The rupee has gained 2.2 per cent in March, its highest since November on the back of strong dollar inflows into equities.
MUMBAI: The current account deficit widened to $16.9 billion in October-December, as the country’s key external parameters weakened on higher imports and dollar outflows, Reserve Bank of India data showed on Friday.

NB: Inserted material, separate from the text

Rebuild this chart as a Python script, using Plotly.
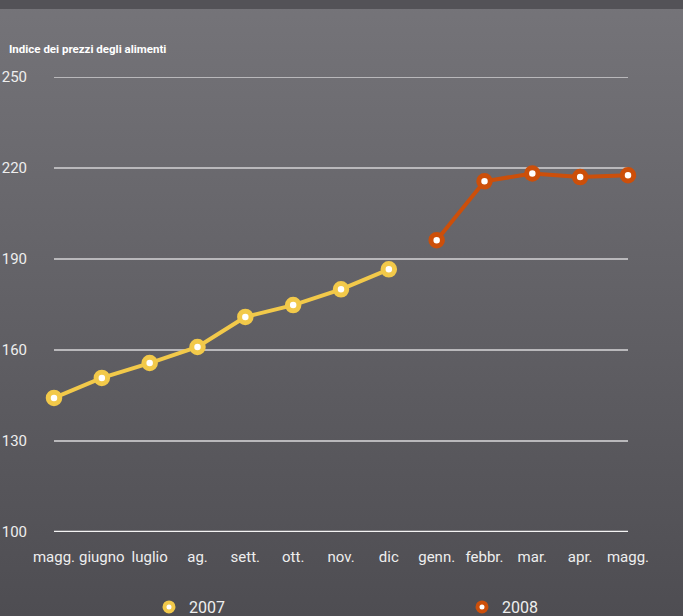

The current account deficit stood at 2.5 per cent of the gross domestic product (GDP) in the December quarter, compared with $13.7 billion or 2.1 per cent of GDP a year ago on the back of widening trade deficit worth $49.5 billion.
Balance of payments, which represents the difference between current account and capital account, slipped into a deficit of $4.3 billion in the December quarter from a surplus of $9.4 billion a year ago, data showed.
However, the numbers are expected to get better going ahead as dollar inflows have turned robust on expectations of Prime Minister Narendra Modi winning a second term at the general elections that start next month.
“Foreign portfolio outflows pressured BoP as well, even as pressures on current account deficit as well as capital account have eased appreciably lately,” said Abhishek Upadhyay, senior economist, ICICI Securities Primary Dealership in Mumbai.
Stable oil prices are also expected to ease the current account deficit in future and boost the rupee exchange rate, which was one of the worst performers in Asia in 2018 dented by a surge in oil prices.
“Soft interest rates globally and expectations of a stable government post elections in India are expected to keep the foreign direct inflows and portfolio inflows strong, which will keep the rupee stable,” said Shubhada Rao, chief economist, YES Bank in Mumbai.
The rupee has gained 2.2 per cent in March, its highest since November on the back of strong dollar inflows into equities. The rupee has firmed by 0.90 per cent so far this year, recovering most of its lost ground from last year.